Some babies like sleep and are happy to be placed gently upon its downy surface by a loving parent. Others fight any attempted putting with the passion of a thousand suns, because they know that the moment they give in, everyone else will go to a party in the other room with all the best cake and the sugariest frosting and chocolate ice-cream and Other People's Toys.

I am firmly of the opinion that nothing you did made any difference. You did not break the baby. The baby is just like that, and you will probably have to amend your life somewhat to fit around it, but at least this way you're not beating yourself up about it all.

Wednesday, April 11, 2012

A cautionary tale

A woman pulls up her car by a deserted playground, gets out, and walks purposefully to the baby swings. She stands a rather nice drinking bottle carefully in one of the swings, turns around, gets back into her car, and drives away.

What would you think? What crazy drug-running scheme, what secret coded message, what clear-liquid time bomb was this?

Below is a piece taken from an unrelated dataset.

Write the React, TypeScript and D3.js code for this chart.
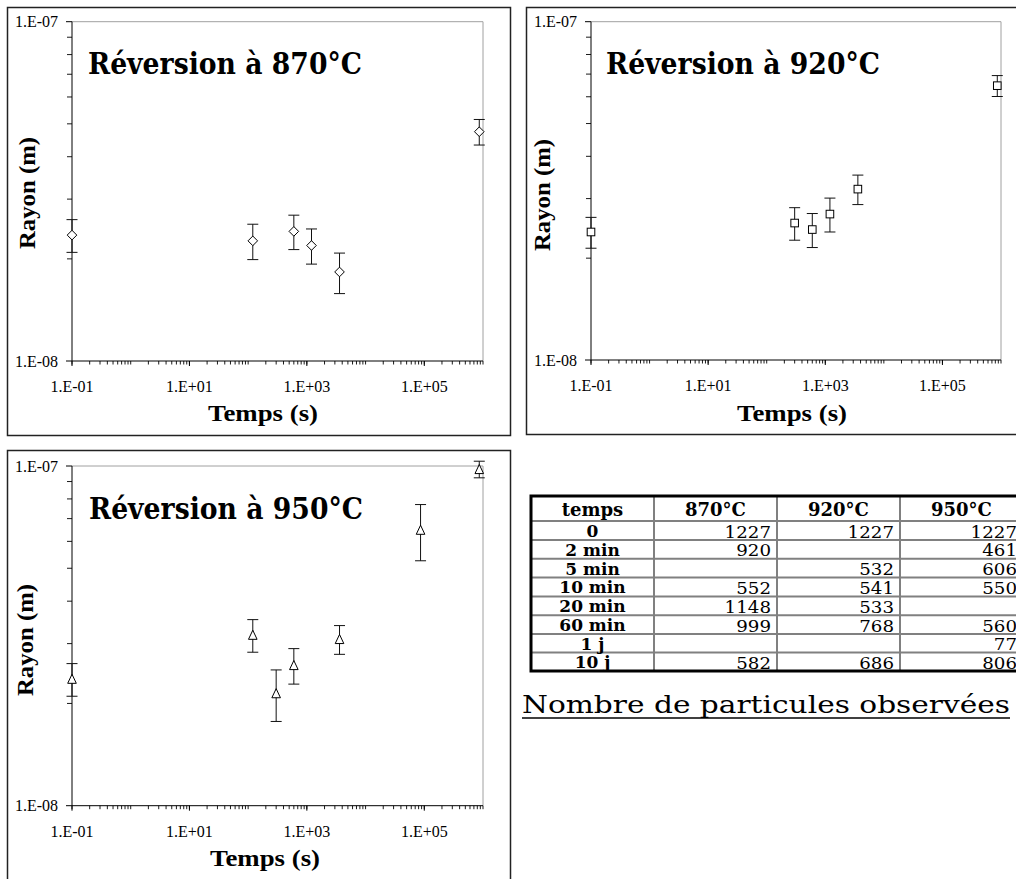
import React from "react";
import * as d3 from "d3";

// ---------- data ----------
const times870 = [0.1, 120, 600, 1200, 3600, 864000];
const radius870 = [2.35e-8, 2.26e-8, 2.41e-8, 2.19e-8, 1.83e-8, 4.74e-8];
const err870 = [0.26e-8, 0.27e-8, 0.28e-8, 0.26e-8, 0.25e-8, 0.41e-8];

const times920 = [0.1, 300, 600, 1200, 3600, 864000];
const radius920 = [2.39e-8, 2.54e-8, 2.43e-8, 2.7e-8, 3.2e-8, 6.47e-8];
const err920 = [0.25e-8, 0.28e-8, 0.28e-8, 0.31e-8, 0.32e-8, 0.46e-8];

const times950 = [0.1, 120, 300, 600, 3600, 86400, 864000];
const radius950 = [2.36e-8, 3.18e-8, 2.14e-8, 2.59e-8, 3.09e-8, 6.48e-8, 9.78e-8];
const err950 = [0.26e-8, 0.35e-8, 0.37e-8, 0.31e-8, 0.3e-8, 1.22e-8, 0.55e-8];

const xTickLabels = ["1.E-01", "1.E+01", "1.E+03", "1.E+05"];
const xTickValues = [0.1, 10, 1000, 100000];
const yTickLabels = ["1.E-08", "1.E-07"];
const yTickValues = [1e-8, 1e-7];

const tableHeader = ["temps", "870°C", "920°C", "950°C"];
const rowLabels = ["0", "2 min", "5 min", "10 min", "20 min", "60 min", "1 j", "10 j"];
const counts870 = [1227, 920, null, 552, 1148, 999, null, 582];
const counts920 = [1227, null, 532, 541, 533, 768, null, 686];
const counts950 = [1227, 461, 606, 550, null, 560, 77, 806];

// ---------- layout ----------
const X_DOMAIN: [number, number] = [0.1, 1e6];
const Y_DOMAIN: [number, number] = [1e-8, 1e-7];

type PanelCfg = {
  frame: [number, number, number, number];
  plot: { left: number; right: number; top: number; bottom: number };
  title: string;
  titleX: number;
  titleY: number;
  yTitleX: number;
  yTitleY: number;
  xTitleX: number;
  xTitleY: number;
  marker: "diamond" | "square" | "triangle";
  times: number[];
  radii: number[];
  errs: number[];
};

const panels: PanelCfg[] = [
  {
    frame: [7, 7, 510, 435],
    plot: { left: 72, right: 483, top: 21.7, bottom: 361 },
    title: "Réversion à 870°C",
    titleX: 88, titleY: 74,
    yTitleX: 27, yTitleY: 193,
    xTitleX: 263, xTitleY: 421,
    marker: "diamond",
    times: times870, radii: radius870, errs: err870,
  },
  {
    frame: [526, 7, 1040, 434],
    plot: { left: 591, right: 1001, top: 21.7, bottom: 360 },
    title: "Réversion à 920°C",
    titleX: 606, titleY: 74,
    yTitleX: 542, yTitleY: 195,
    xTitleX: 792, xTitleY: 421,
    marker: "square",
    times: times920, radii: radius920, errs: err920,
  },
  {
    frame: [7, 450, 510, 900],
    plot: { left: 72, right: 483, top: 466, bottom: 805.7 },
    title: "Réversion à 950°C",
    titleX: 89, titleY: 519,
    yTitleX: 25, yTitleY: 640,
    xTitleX: 265, xTitleY: 866,
    marker: "triangle",
    times: times950, radii: radius950, errs: err950,
  },
];

const AXIS_FONT = "'Liberation Serif', 'Times New Roman', serif";
const TITLE_FONT = "'DejaVu Serif', Georgia, serif";

function Marker({ type, x, y }: { type: string; x: number; y: number }) {
  if (type === "diamond") {
    const s = 4.8;
    return (
      <path
        d={`M${x},${y - s}L${x + s},${y}L${x},${y + s}L${x - s},${y}Z`}
        fill="#fff"
        stroke="#000"
        strokeWidth={1}
      />
    );
  }
  if (type === "square") {
    const s = 3.8;
    return <rect x={x - s} y={y - s} width={2 * s} height={2 * s} fill="#fff" stroke="#000" strokeWidth={1} />;
  }
  const s = 4.3;
  return (
    <path
      d={`M${x},${y - s - 0.5}L${x + s},${y + s}L${x - s},${y + s}Z`}
      fill="#fff"
      stroke="#000"
      strokeWidth={1}
    />
  );
}

function Panel({ cfg }: { cfg: PanelCfg }) {
  const { plot } = cfg;
  const x = d3.scaleLog().domain(X_DOMAIN).range([plot.left, plot.right]);
  const y = d3.scaleLog().domain(Y_DOMAIN).range([plot.bottom, plot.top]);

  const xMinor: number[] = [];
  for (let e = -1; e < 6; e++) {
    for (let k = 1; k <= 9; k++) xMinor.push(k * Math.pow(10, e));
  }
  xMinor.push(1e6);
  const yMinor: number[] = [];
  for (let k = 2; k <= 9; k++) yMinor.push(k * 1e-8);

  const [fx0, fy0, fx1, fy1] = cfg.frame;
  const capHalf = 5.5;

  return (
    <g>
      <rect x={fx0 + 0.5} y={fy0 + 0.5} width={fx1 - fx0} height={fy1 - fy0} fill="#fff" stroke="#222" strokeWidth={1.5} />
      <line x1={plot.left} x2={plot.right} y1={plot.top} y2={plot.top} stroke="#a0a0a0" strokeWidth={1} />
      <line x1={plot.right} x2={plot.right} y1={plot.top} y2={plot.bottom} stroke="#a0a0a0" strokeWidth={1} />
      <line x1={plot.left} x2={plot.right} y1={plot.bottom} y2={plot.bottom} stroke="#000" strokeWidth={1} />
      <line x1={plot.left} x2={plot.left} y1={plot.top} y2={plot.bottom} stroke="#000" strokeWidth={1} />
      {xMinor.map((v, i) => (
        <line key={"xm" + i} x1={x(v)} x2={x(v)} y1={plot.bottom} y2={plot.bottom + 3.5} stroke="#000" strokeWidth={0.9} />
      ))}
      {xTickValues.map((v, i) => (
        <g key={"xt" + i}>
          <line x1={x(v)} x2={x(v)} y1={plot.bottom} y2={plot.bottom + 5} stroke="#000" strokeWidth={1} />
          <text x={x(v)} y={plot.bottom + 31} textAnchor="middle" fontFamily={AXIS_FONT} fontSize={16} fill="#000">
            {xTickLabels[i]}
          </text>
        </g>
      ))}
      {yMinor.map((v, i) => (
        <line key={"ym" + i} x1={plot.left - 5} x2={plot.left} y1={y(v)} y2={y(v)} stroke="#000" strokeWidth={0.9} />
      ))}
      {yTickValues.map((v, i) => (
        <g key={"yt" + i}>
          <line x1={plot.left - 6} x2={plot.left} y1={y(v)} y2={y(v)} stroke="#000" strokeWidth={1} />
          <text x={plot.left - 14} y={y(v) + 5.5} textAnchor="end" fontFamily={AXIS_FONT} fontSize={16} fill="#000">
            {yTickLabels[i]}
          </text>
        </g>
      ))}
      {cfg.times.map((t, i) => {
        const cx = x(t);
        const r = cfg.radii[i];
        const e = cfg.errs[i];
        const yt = y(r + e);
        const yb = y(r - e);
        return (
          <g key={"p" + i}>
            <line x1={cx} x2={cx} y1={yt} y2={yb} stroke="#111" strokeWidth={1} />
            <line x1={cx - capHalf} x2={cx + capHalf} y1={yt} y2={yt} stroke="#111" strokeWidth={1} />
            <line x1={cx - capHalf} x2={cx + capHalf} y1={yb} y2={yb} stroke="#111" strokeWidth={1} />
            <Marker type={cfg.marker} x={cx} y={y(r)} />
          </g>
        );
      })}
      <text x={cfg.titleX} y={cfg.titleY} fontFamily={TITLE_FONT} fontWeight="bold" fontSize={29} textLength={274} lengthAdjust="spacingAndGlyphs" fill="#000">
        {cfg.title}
      </text>
      <text
        transform={`translate(${cfg.yTitleX},${cfg.yTitleY}) rotate(-90)`}
        textAnchor="middle"
        dominantBaseline="central"
        fontFamily={AXIS_FONT}
        fontWeight="bold"
        fontSize={24}
        textLength={112}
        lengthAdjust="spacingAndGlyphs"
        fill="#000"
      >
        Rayon (m)
      </text>
      <text x={cfg.xTitleX} y={cfg.xTitleY} textAnchor="middle" fontFamily={AXIS_FONT} fontWeight="bold" fontSize={24} textLength={110} lengthAdjust="spacingAndGlyphs" fill="#000">
        Temps (s)
      </text>
    </g>
  );
}

const colX = [531, 654, 777, 900, 1023];
const rowY = [496, 521, 540, 558.8, 577.6, 596.4, 615.2, 634, 652.5, 671];

function CountTable() {
  const cols = [counts870, counts920, counts950];
  return (
    <g>
      <rect x={colX[0]} y={rowY[0]} width={colX[4] - colX[0]} height={rowY[9] - rowY[0]} fill="#fff" />
      {rowY.slice(1, -1).map((yy, i) => (
        <line key={"h" + i} x1={colX[0]} x2={colX[4]} y1={yy} y2={yy} stroke="#808080" strokeWidth={2} />
      ))}
      {colX.slice(1, -1).map((xx, i) => (
        <line key={"v" + i} x1={xx} x2={xx} y1={rowY[0]} y2={rowY[9]} stroke="#808080" strokeWidth={2} />
      ))}
      <rect x={colX[0]} y={rowY[0]} width={colX[4] - colX[0]} height={rowY[9] - rowY[0]} fill="none" stroke="#000" strokeWidth={3} />
      {tableHeader.map((h, i) => (
        <text key={"th" + i} x={(colX[i] + colX[i + 1]) / 2} y={rowY[1] - 5} textAnchor="middle" fontFamily={TITLE_FONT} fontWeight="bold" fontSize={18} fill="#000">
          {h}
        </text>
      ))}
      {rowLabels.map((l, r) => (
        <text key={"rl" + r} x={(colX[0] + colX[1]) / 2} y={rowY[r + 2] - 3} textAnchor="middle" fontFamily={TITLE_FONT} fontWeight="bold" fontSize={17} fill="#000">
          {l}
        </text>
      ))}
      {cols.map((col, c) =>
        col.map((v, r) =>
          v == null ? null : (
            <text
              key={`c${c}-${r}`}
              x={colX[c + 2] - 6}
              y={rowY[r + 2] - 2.5}
              textAnchor="end"
              fontFamily={TITLE_FONT}
              fontSize={17}
              textLength={String(v).length * 11.6}
              lengthAdjust="spacingAndGlyphs"
              fill="#000"
            >
              {v}
            </text>
          )
        )
      )}
    </g>
  );
}

export default function App() {
  return (
    <svg width={1016} height={879} style={{ position: "absolute", left: 0, top: 0, background: "#fff" }}>
      <rect x={0} y={0} width={1016} height={879} fill="#fff" />
      {panels.map((p, i) => (
        <Panel key={i} cfg={p} />
      ))}
      <CountTable />
      <text x={522} y={713} fontFamily={TITLE_FONT} fontSize={24} textLength={488} lengthAdjust="spacingAndGlyphs" fill="#000">
        Nombre de particules observées
      </text>
      <line x1={522} x2={1010} y1={718} y2={718} stroke="#000" strokeWidth={1.5} />
    </svg>
  );
}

Friends, I was that woman. Listen to my story so that you, one day, may avoid the puzzled glances of passing cyclists.

Yesterday Mabel and I went to get Dash from school, as usual. We passed a playground on the way, and waved at a fellow parent who was pushing her adorable baby girl in the swings. At school, Dash boinged out of the building to us, and we turned around smartly to go back whence we had come. As I turned, I noticed the daughter of the fellow parent still waiting, and assured her that we'd just seen her  mom and she'd be here any minute. Sure enough, a few yards further on I saw the mom pull into the parking lot.

Five minutes later we're back at the playground, where we'd arranged to meet some friends. In one of the two baby swings, I spot a rather nice drinking bottle - the glass sort with a wide neck and rubberized stuff over it to make it grippy and less likely to break on impact. Pretty much this one, actually. (So, a $20 water bottle, give or take. Not the sort you want to leave behind.)

I thought it probably belonged to my friend the fellow parent, so I decided to take a chance and bring it home with me, so that I could give it to her the next day at school pickup rather than leaving it in the playground for some unscrupulous person to purloin. (You can see where this is going now, can't you?)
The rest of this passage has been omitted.